*EXERCISE OBJECTIVE*. Gather every line holding the string "this".

*ENTRIES SHOWN*.

────

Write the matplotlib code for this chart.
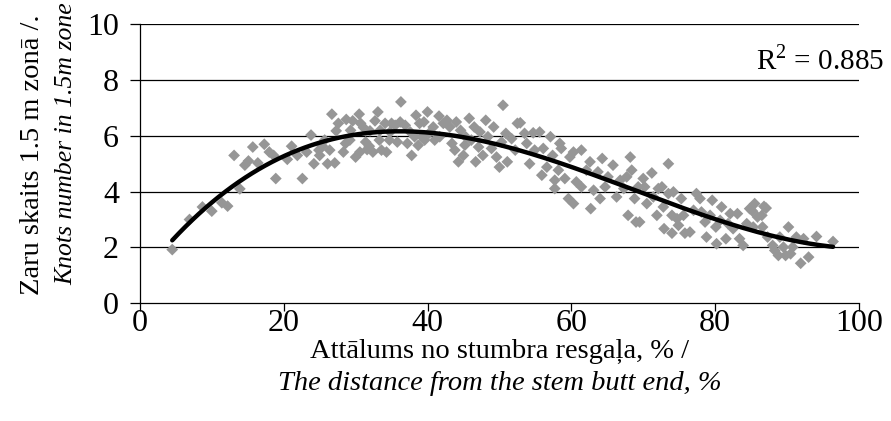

────

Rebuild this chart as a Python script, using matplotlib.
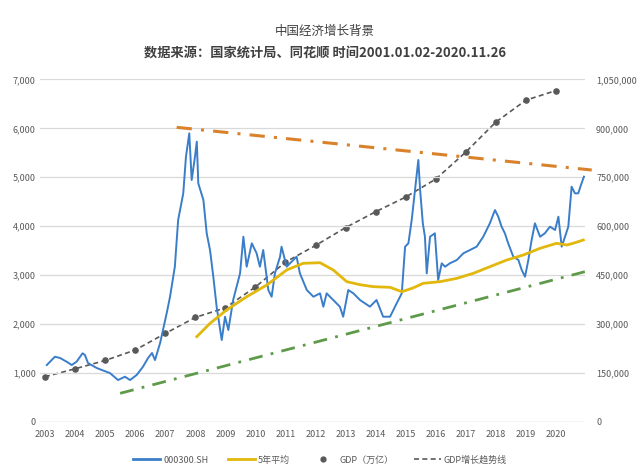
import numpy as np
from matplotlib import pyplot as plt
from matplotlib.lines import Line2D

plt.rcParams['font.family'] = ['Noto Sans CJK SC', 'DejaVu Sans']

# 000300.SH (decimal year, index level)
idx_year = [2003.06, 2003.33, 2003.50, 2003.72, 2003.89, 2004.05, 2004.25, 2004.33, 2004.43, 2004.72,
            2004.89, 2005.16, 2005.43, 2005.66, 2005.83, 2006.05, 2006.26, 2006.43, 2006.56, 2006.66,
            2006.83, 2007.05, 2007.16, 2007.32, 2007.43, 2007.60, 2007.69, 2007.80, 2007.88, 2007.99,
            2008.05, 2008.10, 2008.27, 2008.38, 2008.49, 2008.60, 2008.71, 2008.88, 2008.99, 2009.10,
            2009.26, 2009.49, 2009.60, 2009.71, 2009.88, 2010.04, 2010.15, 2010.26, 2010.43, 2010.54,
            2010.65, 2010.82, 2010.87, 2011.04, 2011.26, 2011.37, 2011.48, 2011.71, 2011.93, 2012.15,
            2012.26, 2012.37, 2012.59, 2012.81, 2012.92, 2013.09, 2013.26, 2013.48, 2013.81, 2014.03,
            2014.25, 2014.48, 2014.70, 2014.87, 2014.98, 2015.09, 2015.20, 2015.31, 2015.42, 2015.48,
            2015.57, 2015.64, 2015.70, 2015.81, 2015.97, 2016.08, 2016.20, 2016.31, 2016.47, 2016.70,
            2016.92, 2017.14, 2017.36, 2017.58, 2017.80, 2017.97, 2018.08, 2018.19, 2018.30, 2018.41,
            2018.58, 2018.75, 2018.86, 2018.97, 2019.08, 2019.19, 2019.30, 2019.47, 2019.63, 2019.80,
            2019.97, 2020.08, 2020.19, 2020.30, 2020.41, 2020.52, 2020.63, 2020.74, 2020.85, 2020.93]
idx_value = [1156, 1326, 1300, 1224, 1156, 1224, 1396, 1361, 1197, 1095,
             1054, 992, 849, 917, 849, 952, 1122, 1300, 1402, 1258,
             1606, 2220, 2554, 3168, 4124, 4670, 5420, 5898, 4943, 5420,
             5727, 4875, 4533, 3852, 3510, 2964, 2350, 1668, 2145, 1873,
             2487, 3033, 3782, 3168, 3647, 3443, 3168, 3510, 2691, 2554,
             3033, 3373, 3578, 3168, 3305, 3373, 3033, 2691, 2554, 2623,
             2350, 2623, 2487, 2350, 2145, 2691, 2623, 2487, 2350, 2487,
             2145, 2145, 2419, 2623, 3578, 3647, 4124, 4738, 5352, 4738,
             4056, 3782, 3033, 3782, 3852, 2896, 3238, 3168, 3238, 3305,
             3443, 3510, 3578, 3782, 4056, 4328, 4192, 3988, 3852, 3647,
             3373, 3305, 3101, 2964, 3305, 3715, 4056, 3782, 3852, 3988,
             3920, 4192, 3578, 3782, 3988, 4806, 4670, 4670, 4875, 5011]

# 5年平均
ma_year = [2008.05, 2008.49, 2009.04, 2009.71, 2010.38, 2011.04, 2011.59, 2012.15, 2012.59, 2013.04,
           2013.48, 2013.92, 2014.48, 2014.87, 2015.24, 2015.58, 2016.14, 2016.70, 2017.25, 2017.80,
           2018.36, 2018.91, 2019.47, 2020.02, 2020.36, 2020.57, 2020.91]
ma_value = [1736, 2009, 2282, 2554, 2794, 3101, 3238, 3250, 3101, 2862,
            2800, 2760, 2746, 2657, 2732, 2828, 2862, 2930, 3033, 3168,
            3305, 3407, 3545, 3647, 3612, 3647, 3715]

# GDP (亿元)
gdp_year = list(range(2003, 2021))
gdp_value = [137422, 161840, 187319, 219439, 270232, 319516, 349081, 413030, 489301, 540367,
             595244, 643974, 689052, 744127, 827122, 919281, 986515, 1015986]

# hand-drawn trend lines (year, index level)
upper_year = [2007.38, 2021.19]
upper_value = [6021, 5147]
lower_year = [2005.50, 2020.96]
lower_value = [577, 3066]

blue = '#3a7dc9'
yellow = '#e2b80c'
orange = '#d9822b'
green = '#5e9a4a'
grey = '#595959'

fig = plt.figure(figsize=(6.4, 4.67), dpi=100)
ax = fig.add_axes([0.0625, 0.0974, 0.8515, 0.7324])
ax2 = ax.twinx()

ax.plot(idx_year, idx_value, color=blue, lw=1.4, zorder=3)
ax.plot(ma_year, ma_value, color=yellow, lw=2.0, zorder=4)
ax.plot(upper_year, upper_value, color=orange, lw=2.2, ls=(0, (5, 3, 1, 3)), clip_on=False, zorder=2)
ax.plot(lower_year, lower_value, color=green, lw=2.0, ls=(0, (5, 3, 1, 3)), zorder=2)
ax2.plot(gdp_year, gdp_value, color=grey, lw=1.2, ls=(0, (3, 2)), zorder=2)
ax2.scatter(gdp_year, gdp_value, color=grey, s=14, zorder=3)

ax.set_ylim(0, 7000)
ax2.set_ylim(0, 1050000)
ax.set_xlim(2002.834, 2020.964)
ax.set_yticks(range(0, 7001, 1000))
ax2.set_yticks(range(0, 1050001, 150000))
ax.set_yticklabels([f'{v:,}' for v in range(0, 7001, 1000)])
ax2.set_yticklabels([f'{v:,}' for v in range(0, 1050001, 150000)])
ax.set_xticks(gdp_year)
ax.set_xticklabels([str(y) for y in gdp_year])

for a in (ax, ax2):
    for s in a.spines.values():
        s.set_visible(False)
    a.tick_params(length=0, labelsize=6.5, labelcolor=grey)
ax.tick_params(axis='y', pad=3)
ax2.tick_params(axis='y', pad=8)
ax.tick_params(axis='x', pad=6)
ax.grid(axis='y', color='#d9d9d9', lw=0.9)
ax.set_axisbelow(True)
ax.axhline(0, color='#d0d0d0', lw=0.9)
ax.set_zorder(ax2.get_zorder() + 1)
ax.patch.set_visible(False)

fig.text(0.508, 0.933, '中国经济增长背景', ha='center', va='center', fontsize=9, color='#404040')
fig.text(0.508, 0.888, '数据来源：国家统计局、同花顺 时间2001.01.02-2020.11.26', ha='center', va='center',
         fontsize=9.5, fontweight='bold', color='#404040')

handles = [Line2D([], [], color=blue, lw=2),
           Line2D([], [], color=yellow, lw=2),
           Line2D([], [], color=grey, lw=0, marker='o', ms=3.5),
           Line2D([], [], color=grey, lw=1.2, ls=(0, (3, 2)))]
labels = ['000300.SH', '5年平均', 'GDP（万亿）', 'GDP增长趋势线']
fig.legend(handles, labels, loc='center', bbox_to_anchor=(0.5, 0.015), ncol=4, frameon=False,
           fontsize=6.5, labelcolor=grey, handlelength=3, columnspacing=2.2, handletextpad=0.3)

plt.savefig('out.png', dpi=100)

────

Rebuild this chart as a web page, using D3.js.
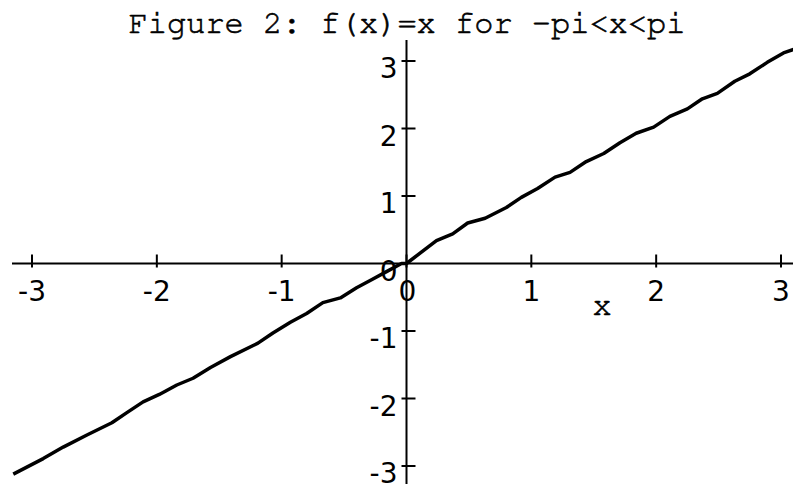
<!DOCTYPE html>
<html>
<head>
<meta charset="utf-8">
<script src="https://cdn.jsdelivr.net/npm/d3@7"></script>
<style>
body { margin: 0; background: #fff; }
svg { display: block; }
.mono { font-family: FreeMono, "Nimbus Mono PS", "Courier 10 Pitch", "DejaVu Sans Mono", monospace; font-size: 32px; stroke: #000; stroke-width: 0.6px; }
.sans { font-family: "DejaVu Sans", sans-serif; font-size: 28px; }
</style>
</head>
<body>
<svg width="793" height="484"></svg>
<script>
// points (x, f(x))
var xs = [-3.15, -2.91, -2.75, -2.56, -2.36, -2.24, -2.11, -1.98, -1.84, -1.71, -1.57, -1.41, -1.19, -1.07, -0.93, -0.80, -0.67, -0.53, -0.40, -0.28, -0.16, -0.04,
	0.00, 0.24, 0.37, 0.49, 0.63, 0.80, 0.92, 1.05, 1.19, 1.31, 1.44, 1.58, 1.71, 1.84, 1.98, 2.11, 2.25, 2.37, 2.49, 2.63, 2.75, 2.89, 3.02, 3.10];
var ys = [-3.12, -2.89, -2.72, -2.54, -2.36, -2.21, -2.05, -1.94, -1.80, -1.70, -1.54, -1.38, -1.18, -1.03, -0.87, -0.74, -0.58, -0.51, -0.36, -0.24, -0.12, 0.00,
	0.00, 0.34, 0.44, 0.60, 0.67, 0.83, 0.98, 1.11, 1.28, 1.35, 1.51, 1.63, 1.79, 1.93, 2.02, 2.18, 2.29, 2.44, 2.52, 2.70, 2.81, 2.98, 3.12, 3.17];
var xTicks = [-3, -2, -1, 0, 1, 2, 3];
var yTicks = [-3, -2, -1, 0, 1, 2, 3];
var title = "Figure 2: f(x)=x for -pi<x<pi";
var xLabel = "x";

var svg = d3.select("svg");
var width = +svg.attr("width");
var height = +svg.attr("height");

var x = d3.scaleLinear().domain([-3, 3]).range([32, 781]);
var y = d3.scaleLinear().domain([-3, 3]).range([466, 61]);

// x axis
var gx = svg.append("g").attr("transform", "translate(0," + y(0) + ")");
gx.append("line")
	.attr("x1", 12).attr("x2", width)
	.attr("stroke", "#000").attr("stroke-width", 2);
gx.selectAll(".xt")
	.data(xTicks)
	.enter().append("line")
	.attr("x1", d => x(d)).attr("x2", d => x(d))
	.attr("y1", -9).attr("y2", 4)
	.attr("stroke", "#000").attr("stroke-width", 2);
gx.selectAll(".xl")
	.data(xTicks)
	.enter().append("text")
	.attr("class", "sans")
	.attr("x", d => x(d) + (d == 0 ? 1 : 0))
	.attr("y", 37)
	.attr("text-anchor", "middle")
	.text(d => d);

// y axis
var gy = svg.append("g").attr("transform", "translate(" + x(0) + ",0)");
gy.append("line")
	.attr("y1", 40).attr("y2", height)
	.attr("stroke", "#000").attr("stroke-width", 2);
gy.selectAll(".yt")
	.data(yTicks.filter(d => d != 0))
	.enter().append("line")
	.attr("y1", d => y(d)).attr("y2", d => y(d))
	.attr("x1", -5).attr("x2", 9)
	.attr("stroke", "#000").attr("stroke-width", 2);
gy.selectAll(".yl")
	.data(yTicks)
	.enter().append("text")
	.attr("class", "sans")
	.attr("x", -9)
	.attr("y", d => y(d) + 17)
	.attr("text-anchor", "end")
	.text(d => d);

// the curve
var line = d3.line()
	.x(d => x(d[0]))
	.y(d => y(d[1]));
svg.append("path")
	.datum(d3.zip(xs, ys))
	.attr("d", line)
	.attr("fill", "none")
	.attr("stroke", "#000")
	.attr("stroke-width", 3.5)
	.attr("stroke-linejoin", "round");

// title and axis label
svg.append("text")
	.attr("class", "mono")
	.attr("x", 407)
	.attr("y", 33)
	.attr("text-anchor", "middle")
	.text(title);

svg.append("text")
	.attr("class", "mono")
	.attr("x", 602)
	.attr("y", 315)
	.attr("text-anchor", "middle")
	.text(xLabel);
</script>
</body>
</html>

────

*RIGHT ANSWER*.
Write the matplotlib code for this chart.
Rebuild this chart as a Python script, using matplotlib.
Rebuild this chart as a web page, using D3.js.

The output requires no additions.